Inspired by McCandless’s treatment of poverty as an adventure, I began to scout out inexpensive things to do in New York, taking advantage of student discounts, haunting art galleries, joining an informal language club where I taught Hindi in exchange for French lessons. I grew less stressful, enjoyed my classes at NYU more. So comfortable was I in my new-found asceticism (if you can call an apartment in Manhattan, tiny and rat-riddled as it was, and biannual trips to India, asceticism) that I stuck with it even after securing a lucrative part-time opportunity.

But time often tempers drastic change. I missed Upstate trips with my friends, the thrill of live music at Mercury Lounge, the indulgence in a $5 croissant at the Boulud Bakery. My rapprochement with these was gradual but inevitable.

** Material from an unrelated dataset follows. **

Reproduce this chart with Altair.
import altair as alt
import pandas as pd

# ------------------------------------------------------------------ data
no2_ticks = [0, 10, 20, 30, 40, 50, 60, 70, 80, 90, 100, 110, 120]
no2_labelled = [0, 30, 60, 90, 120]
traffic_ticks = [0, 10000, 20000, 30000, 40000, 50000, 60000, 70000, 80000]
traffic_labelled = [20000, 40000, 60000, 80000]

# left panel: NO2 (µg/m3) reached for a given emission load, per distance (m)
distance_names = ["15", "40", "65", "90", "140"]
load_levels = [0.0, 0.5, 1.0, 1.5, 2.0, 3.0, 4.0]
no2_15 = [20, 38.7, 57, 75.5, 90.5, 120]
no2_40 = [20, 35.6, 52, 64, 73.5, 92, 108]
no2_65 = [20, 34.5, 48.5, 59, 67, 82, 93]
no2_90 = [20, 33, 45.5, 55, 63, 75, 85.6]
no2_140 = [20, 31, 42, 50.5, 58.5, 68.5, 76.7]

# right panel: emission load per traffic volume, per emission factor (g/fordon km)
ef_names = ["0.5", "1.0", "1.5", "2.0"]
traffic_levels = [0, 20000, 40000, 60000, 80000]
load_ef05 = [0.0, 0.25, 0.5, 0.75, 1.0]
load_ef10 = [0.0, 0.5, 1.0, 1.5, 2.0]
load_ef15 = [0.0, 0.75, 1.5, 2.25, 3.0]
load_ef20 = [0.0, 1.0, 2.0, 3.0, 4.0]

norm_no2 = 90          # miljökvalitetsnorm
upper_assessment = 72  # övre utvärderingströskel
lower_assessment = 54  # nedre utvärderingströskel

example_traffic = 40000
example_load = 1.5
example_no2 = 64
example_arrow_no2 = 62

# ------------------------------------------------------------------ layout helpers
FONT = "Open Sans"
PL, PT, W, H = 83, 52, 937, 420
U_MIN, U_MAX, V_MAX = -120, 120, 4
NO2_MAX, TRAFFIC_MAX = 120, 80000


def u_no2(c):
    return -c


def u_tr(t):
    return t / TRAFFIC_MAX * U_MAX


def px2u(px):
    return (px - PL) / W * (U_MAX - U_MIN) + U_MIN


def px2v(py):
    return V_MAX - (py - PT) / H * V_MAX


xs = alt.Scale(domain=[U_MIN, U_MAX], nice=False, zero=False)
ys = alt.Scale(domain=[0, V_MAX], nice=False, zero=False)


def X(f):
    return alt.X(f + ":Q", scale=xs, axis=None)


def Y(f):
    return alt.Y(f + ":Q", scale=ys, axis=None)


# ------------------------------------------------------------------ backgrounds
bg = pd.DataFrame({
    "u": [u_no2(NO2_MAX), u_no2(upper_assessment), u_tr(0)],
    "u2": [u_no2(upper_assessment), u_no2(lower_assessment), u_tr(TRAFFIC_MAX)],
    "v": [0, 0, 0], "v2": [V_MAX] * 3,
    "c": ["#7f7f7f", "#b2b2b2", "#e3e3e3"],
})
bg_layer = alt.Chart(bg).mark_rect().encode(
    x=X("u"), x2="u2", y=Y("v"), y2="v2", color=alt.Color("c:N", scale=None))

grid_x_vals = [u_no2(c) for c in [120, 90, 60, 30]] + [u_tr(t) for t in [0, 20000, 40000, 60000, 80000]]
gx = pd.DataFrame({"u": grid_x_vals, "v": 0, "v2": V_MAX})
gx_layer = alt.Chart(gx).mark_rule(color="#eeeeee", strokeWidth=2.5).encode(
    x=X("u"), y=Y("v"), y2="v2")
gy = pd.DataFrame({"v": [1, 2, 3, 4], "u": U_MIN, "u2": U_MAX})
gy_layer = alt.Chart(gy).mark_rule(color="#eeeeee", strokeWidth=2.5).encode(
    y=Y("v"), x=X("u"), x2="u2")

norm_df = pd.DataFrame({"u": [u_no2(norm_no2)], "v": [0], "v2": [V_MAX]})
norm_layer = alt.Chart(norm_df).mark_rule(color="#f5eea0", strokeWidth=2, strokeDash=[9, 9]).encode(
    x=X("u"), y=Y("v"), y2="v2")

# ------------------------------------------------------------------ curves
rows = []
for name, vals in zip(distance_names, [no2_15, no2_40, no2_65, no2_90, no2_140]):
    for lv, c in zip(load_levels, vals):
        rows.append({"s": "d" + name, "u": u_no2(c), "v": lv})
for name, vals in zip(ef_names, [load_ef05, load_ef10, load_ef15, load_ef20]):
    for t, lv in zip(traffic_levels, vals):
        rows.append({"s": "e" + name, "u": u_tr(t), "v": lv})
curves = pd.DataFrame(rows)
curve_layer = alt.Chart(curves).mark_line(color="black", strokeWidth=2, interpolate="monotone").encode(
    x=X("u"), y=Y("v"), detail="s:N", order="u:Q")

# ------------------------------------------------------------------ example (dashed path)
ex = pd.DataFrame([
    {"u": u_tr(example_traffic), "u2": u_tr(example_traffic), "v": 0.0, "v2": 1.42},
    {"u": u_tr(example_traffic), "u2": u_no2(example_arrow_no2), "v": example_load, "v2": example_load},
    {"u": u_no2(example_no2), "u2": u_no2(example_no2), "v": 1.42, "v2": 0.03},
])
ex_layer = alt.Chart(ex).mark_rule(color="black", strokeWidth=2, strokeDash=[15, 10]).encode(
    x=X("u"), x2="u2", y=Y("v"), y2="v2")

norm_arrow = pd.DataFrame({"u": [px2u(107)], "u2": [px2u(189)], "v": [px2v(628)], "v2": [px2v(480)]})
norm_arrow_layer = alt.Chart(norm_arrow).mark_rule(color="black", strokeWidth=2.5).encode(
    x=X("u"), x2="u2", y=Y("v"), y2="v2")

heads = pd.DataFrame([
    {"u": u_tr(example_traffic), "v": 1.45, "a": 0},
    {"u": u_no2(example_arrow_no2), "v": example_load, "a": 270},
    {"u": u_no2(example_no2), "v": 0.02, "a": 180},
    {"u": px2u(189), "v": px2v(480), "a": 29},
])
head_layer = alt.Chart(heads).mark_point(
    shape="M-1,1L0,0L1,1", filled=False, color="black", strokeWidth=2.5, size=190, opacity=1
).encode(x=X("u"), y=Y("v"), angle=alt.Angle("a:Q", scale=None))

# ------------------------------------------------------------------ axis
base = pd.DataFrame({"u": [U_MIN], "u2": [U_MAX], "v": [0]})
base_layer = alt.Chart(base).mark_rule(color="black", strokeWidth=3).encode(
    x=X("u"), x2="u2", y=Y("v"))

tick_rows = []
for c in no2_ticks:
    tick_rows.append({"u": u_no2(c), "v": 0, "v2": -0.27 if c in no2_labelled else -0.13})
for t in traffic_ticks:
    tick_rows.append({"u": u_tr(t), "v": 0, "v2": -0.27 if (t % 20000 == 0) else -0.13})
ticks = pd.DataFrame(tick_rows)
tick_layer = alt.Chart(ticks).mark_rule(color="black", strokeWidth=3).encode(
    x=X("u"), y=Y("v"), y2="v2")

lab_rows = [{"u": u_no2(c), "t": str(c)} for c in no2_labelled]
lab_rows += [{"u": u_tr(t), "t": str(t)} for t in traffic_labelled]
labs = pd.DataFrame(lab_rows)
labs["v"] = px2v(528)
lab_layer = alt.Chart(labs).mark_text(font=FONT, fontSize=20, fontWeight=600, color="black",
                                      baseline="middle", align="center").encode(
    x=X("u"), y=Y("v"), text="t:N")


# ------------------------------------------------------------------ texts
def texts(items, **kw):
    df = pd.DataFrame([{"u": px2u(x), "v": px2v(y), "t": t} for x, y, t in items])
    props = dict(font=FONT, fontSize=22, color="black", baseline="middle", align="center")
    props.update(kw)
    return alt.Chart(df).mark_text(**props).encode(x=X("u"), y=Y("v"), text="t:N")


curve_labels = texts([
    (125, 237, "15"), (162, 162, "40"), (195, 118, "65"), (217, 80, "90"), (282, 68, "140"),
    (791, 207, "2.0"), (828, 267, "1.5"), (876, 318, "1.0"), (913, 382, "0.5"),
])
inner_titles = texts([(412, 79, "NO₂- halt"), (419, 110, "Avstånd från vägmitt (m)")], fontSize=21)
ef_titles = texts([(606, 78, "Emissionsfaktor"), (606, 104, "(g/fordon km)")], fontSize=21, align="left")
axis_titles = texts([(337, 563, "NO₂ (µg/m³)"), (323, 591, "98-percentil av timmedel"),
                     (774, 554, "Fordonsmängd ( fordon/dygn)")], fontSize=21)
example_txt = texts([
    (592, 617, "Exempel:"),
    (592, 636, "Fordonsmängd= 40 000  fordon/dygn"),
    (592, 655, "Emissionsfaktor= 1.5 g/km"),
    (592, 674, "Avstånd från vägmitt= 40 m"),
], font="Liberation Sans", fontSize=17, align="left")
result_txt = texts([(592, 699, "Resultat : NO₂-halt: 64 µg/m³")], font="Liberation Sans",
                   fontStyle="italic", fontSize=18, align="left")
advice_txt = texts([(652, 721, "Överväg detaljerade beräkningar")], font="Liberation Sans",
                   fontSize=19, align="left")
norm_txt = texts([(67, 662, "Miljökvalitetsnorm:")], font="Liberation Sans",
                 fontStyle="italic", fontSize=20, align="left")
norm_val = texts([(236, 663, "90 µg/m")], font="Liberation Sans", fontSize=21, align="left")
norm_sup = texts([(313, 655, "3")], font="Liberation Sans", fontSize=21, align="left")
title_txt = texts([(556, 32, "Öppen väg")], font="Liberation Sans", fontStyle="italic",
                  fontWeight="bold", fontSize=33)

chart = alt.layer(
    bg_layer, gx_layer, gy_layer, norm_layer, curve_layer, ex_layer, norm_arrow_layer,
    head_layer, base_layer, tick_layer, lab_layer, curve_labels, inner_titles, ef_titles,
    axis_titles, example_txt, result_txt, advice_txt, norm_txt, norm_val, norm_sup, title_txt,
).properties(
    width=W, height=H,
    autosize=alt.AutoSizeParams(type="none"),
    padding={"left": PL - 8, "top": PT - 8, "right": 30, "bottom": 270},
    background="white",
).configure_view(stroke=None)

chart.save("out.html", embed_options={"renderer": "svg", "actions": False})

The phase receded, but it left behind important lessons: there is emotional distance now, between me and material pleasures; the prospect of being broke doesn’t scare me as much. It is this fearlessness that propelled me to commit to a start-up, to protect it against shortcuts, to take it in directions unconventional and risky but ultimately successful. And it is this fearlessness that allows me to truly enjoy the luxuries in my life without worrying about whether I will have access to them tomorrow.

So yes, it's true. A book can change your life.